*Exercise details*. No images are to be carried over; print all other material exactly as it stands.
────
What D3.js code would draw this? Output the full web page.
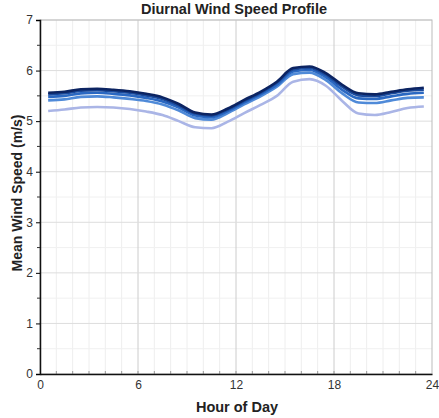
<!DOCTYPE html>
<html>
<head>
<meta charset="utf-8">
<script src="https://cdn.jsdelivr.net/npm/d3@7/dist/d3.min.js"></script>
<style>
  body { margin: 0; background: #fff; }
  svg { display: block; font-family: "Liberation Sans", Arial, sans-serif; }
</style>
</head>
<body>
<svg class="chart"></svg>
<script>
// hour of day (bin centres)
var hours = d3.range(24).map(function(h){ return h + 0.5; });

// mean wind speed by hour, one list per series (m/s)
var speed_1 = [5.56,5.58,5.63,5.64,5.62,5.59,5.54,5.47,5.34,5.17,5.13,5.25,5.42,5.58,5.78,6.05,6.08,5.95,5.72,5.55,5.53,5.58,5.63,5.66];
var speed_2 = [5.53,5.55,5.60,5.61,5.59,5.56,5.51,5.44,5.31,5.15,5.11,5.23,5.40,5.56,5.76,6.02,6.05,5.92,5.68,5.51,5.50,5.55,5.60,5.62];
var speed_3 = [5.48,5.50,5.55,5.56,5.54,5.51,5.46,5.39,5.27,5.11,5.08,5.20,5.37,5.53,5.72,5.98,6.01,5.87,5.62,5.45,5.44,5.49,5.54,5.56];
var speed_4 = [5.41,5.43,5.48,5.49,5.47,5.44,5.40,5.33,5.21,5.06,5.03,5.16,5.33,5.49,5.68,5.93,5.96,5.81,5.55,5.37,5.36,5.41,5.46,5.47];
var speed_5 = [5.20,5.23,5.27,5.28,5.27,5.24,5.19,5.12,5.00,4.88,4.86,4.99,5.16,5.32,5.50,5.78,5.83,5.70,5.40,5.15,5.12,5.18,5.26,5.29];

var series = [speed_5, speed_4, speed_3, speed_2, speed_1];
var colors = ["#aab5e6", "#4f8ad8", "#2a68c2", "#1a4a9c", "#0c2462"];

var xTicks = [0, 6, 12, 18, 24];
var yTicks = [0, 1, 2, 3, 4, 5, 6, 7];

var W = 439, H = 418;
var margin = {top: 20, right: 7, bottom: 44, left: 40};
var width = W - margin.left - margin.right;
var height = H - margin.top - margin.bottom;

var svg = d3.select(".chart").attr("width", W).attr("height", H);
var chart = svg.append("g")
	.attr("transform", "translate(" + margin.left + "," + margin.top + ")");

var x = d3.scaleLinear().domain([0, 24]).range([0, width]);
var y = d3.scaleLinear().domain([0, 7]).range([height, 0]);

// minor grid (every hour / every half unit)
chart.append("g")
	.selectAll("line")
	.data(d3.range(1, 24).filter(function(h){ return h % 6 != 0; }))
	.enter().append("line")
	.attr("x1", function(d){ return x(d); }).attr("x2", function(d){ return x(d); })
	.attr("y1", 0).attr("y2", height)
	.attr("stroke", "#eeeeee").attr("stroke-width", 1);
chart.append("g")
	.selectAll("line")
	.data(d3.range(0.5, 7, 1))
	.enter().append("line")
	.attr("x1", 0).attr("x2", width)
	.attr("y1", function(d){ return y(d); }).attr("y2", function(d){ return y(d); })
	.attr("stroke", "#f0f0f0").attr("stroke-width", 1);

// major grid
chart.append("g")
	.selectAll("line")
	.data(xTicks.slice(1, -1))
	.enter().append("line")
	.attr("x1", function(d){ return x(d); }).attr("x2", function(d){ return x(d); })
	.attr("y1", 0).attr("y2", height)
	.attr("stroke", "#cccccc").attr("stroke-width", 1);
chart.append("g")
	.selectAll("line")
	.data(yTicks.slice(1))
	.enter().append("line")
	.attr("x1", 0).attr("x2", width)
	.attr("y1", function(d){ return y(d); }).attr("y2", function(d){ return y(d); })
	.attr("stroke", "#dddddd").attr("stroke-width", 1);

// frame
chart.append("rect")
	.attr("x", 0).attr("y", 0).attr("width", width).attr("height", height)
	.attr("fill", "none").attr("stroke", "#bbbbbb");

// hourly ticks along the bottom, inside the plot
chart.append("g")
	.selectAll("line")
	.data(d3.range(1, 24))
	.enter().append("line")
	.attr("x1", function(d){ return x(d); }).attr("x2", function(d){ return x(d); })
	.attr("y1", height - 3).attr("y2", height)
	.attr("stroke", "#999");

// lines
var line = d3.line()
	.x(function(d, i){ return x(hours[i]); })
	.y(function(d){ return y(d); })
	.curve(d3.curveMonotoneX);

chart.selectAll(".series")
	.data(series)
	.enter().append("path")
	.attr("class", "series")
	.attr("d", line)
	.attr("fill", "none")
	.attr("stroke", function(d, i){ return colors[i]; })
	.attr("stroke-width", 2.6);

// axes
var xAxis = d3.axisBottom(x).tickValues(xTicks).tickFormat(d3.format("d")).tickSize(0).tickPadding(6);
var yAxis = d3.axisLeft(y).tickValues(yTicks).tickFormat(d3.format("d")).tickSize(4).tickPadding(3);

var gx = chart.append("g")
	.attr("transform", "translate(0," + height + ")")
	.call(xAxis);
gx.select(".domain").attr("stroke", "#111").attr("stroke-width", 1.5);
gx.selectAll("text").attr("font-size", 12).attr("fill", "#333");

var gy = chart.append("g").call(yAxis);
gy.select(".domain").attr("stroke", "#111").attr("stroke-width", 1.5);
gy.selectAll("text").attr("font-size", 12).attr("fill", "#333");

// minor y ticks
chart.append("g")
	.selectAll("line")
	.data(d3.range(0.5, 7, 1))
	.enter().append("line")
	.attr("x1", -3).attr("x2", 0)
	.attr("y1", function(d){ return y(d); }).attr("y2", function(d){ return y(d); })
	.attr("stroke", "#333");

// labels
svg.append("text")
	.attr("x", 234).attr("y", 14)
	.attr("text-anchor", "middle")
	.attr("font-size", 14.5).attr("font-weight", "bold").attr("fill", "#222")
	.text("Diurnal Wind Speed Profile");

svg.append("text")
	.attr("x", 237).attr("y", 412)
	.attr("text-anchor", "middle")
	.attr("font-size", 14.5).attr("font-weight", "bold").attr("fill", "#222")
	.text("Hour of Day");

svg.append("text")
	.attr("transform", "translate(22,193) rotate(-90)")
	.attr("text-anchor", "middle")
	.attr("font-size", 14).attr("font-weight", "bold").attr("fill", "#222")
	.text("Mean Wind Speed (m/s)");
</script>
</body>
</html>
────
*Full answer*.
What D3.js code would draw this? Output the full web page.
<!DOCTYPE html>
<html>
<head>
<meta charset="utf-8">
<script src="https://cdn.jsdelivr.net/npm/d3@7/dist/d3.min.js"></script>
<style>
  body { margin: 0; background: #fff; }
  svg { display: block; font-family: "Liberation Sans", Arial, sans-serif; }
</style>
</head>
<body>
<svg class="chart"></svg>
<script>
// hour of day (bin centres)
var hours = d3.range(24).map(function(h){ return h + 0.5; });

// mean wind speed by hour, one list per series (m/s)
var speed_1 = [5.56,5.58,5.63,5.64,5.62,5.59,5.54,5.47,5.34,5.17,5.13,5.25,5.42,5.58,5.78,6.05,6.08,5.95,5.72,5.55,5.53,5.58,5.63,5.66];
var speed_2 = [5.53,5.55,5.60,5.61,5.59,5.56,5.51,5.44,5.31,5.15,5.11,5.23,5.40,5.56,5.76,6.02,6.05,5.92,5.68,5.51,5.50,5.55,5.60,5.62];
var speed_3 = [5.48,5.50,5.55,5.56,5.54,5.51,5.46,5.39,5.27,5.11,5.08,5.20,5.37,5.53,5.72,5.98,6.01,5.87,5.62,5.45,5.44,5.49,5.54,5.56];
var speed_4 = [5.41,5.43,5.48,5.49,5.47,5.44,5.40,5.33,5.21,5.06,5.03,5.16,5.33,5.49,5.68,5.93,5.96,5.81,5.55,5.37,5.36,5.41,5.46,5.47];
var speed_5 = [5.20,5.23,5.27,5.28,5.27,5.24,5.19,5.12,5.00,4.88,4.86,4.99,5.16,5.32,5.50,5.78,5.83,5.70,5.40,5.15,5.12,5.18,5.26,5.29];

var series = [speed_5, speed_4, speed_3, speed_2, speed_1];
var colors = ["#aab5e6", "#4f8ad8", "#2a68c2", "#1a4a9c", "#0c2462"];

var xTicks = [0, 6, 12, 18, 24];
var yTicks = [0, 1, 2, 3, 4, 5, 6, 7];

var W = 439, H = 418;
var margin = {top: 20, right: 7, bottom: 44, left: 40};
var width = W - margin.left - margin.right;
var height = H - margin.top - margin.bottom;

var svg = d3.select(".chart").attr("width", W).attr("height", H);
var chart = svg.append("g")
	.attr("transform", "translate(" + margin.left + "," + margin.top + ")");

var x = d3.scaleLinear().domain([0, 24]).range([0, width]);
var y = d3.scaleLinear().domain([0, 7]).range([height, 0]);

// minor grid (every hour / every half unit)
chart.append("g")
	.selectAll("line")
	.data(d3.range(1, 24).filter(function(h){ return h % 6 != 0; }))
	.enter().append("line")
	.attr("x1", function(d){ return x(d); }).attr("x2", function(d){ return x(d); })
	.attr("y1", 0).attr("y2", height)
	.attr("stroke", "#eeeeee").attr("stroke-width", 1);
chart.append("g")
	.selectAll("line")
	.data(d3.range(0.5, 7, 1))
	.enter().append("line")
	.attr("x1", 0).attr("x2", width)
	.attr("y1", function(d){ return y(d); }).attr("y2", function(d){ return y(d); })
	.attr("stroke", "#f0f0f0").attr("stroke-width", 1);

// major grid
chart.append("g")
	.selectAll("line")
	.data(xTicks.slice(1, -1))
	.enter().append("line")
	.attr("x1", function(d){ return x(d); }).attr("x2", function(d){ return x(d); })
	.attr("y1", 0).attr("y2", height)
	.attr("stroke", "#cccccc").attr("stroke-width", 1);
chart.append("g")
	.selectAll("line")
	.data(yTicks.slice(1))
	.enter().append("line")
	.attr("x1", 0).attr("x2", width)
	.attr("y1", function(d){ return y(d); }).attr("y2", function(d){ return y(d); })
	.attr("stroke", "#dddddd").attr("stroke-width", 1);

// frame
chart.append("rect")
	.attr("x", 0).attr("y", 0).attr("width", width).attr("height", height)
	.attr("fill", "none").attr("stroke", "#bbbbbb");

// hourly ticks along the bottom, inside the plot
chart.append("g")
	.selectAll("line")
	.data(d3.range(1, 24))
	.enter().append("line")
	.attr("x1", function(d){ return x(d); }).attr("x2", function(d){ return x(d); })
	.attr("y1", height - 3).attr("y2", height)
	.attr("stroke", "#999");

// lines
var line = d3.line()
	.x(function(d, i){ return x(hours[i]); })
	.y(function(d){ return y(d); })
	.curve(d3.curveMonotoneX);

chart.selectAll(".series")
	.data(series)
	.enter().append("path")
	.attr("class", "series")
	.attr("d", line)
	.attr("fill", "none")
	.attr("stroke", function(d, i){ return colors[i]; })
	.attr("stroke-width", 2.6);

// axes
var xAxis = d3.axisBottom(x).tickValues(xTicks).tickFormat(d3.format("d")).tickSize(0).tickPadding(6);
var yAxis = d3.axisLeft(y).tickValues(yTicks).tickFormat(d3.format("d")).tickSize(4).tickPadding(3);

var gx = chart.append("g")
	.attr("transform", "translate(0," + height + ")")
	.call(xAxis);
gx.select(".domain").attr("stroke", "#111").attr("stroke-width", 1.5);
gx.selectAll("text").attr("font-size", 12).attr("fill", "#333");

var gy = chart.append("g").call(yAxis);
gy.select(".domain").attr("stroke", "#111").attr("stroke-width", 1.5);
gy.selectAll("text").attr("font-size", 12).attr("fill", "#333");

// minor y ticks
chart.append("g")
	.selectAll("line")
	.data(d3.range(0.5, 7, 1))
	.enter().append("line")
	.attr("x1", -3).attr("x2", 0)
	.attr("y1", function(d){ return y(d); }).attr("y2", function(d){ return y(d); })
	.attr("stroke", "#333");

// labels
svg.append("text")
	.attr("x", 234).attr("y", 14)
	.attr("text-anchor", "middle")
	.attr("font-size", 14.5).attr("font-weight", "bold").attr("fill", "#222")
	.text("Diurnal Wind Speed Profile");

svg.append("text")
	.attr("x", 237).attr("y", 412)
	.attr("text-anchor", "middle")
	.attr("font-size", 14.5).attr("font-weight", "bold").attr("fill", "#222")
	.text("Hour of Day");

svg.append("text")
	.attr("transform", "translate(22,193) rotate(-90)")
	.attr("text-anchor", "middle")
	.attr("font-size", 14).attr("font-weight", "bold").attr("fill", "#222")
	.text("Mean Wind Speed (m/s)");
</script>
</body>
</html>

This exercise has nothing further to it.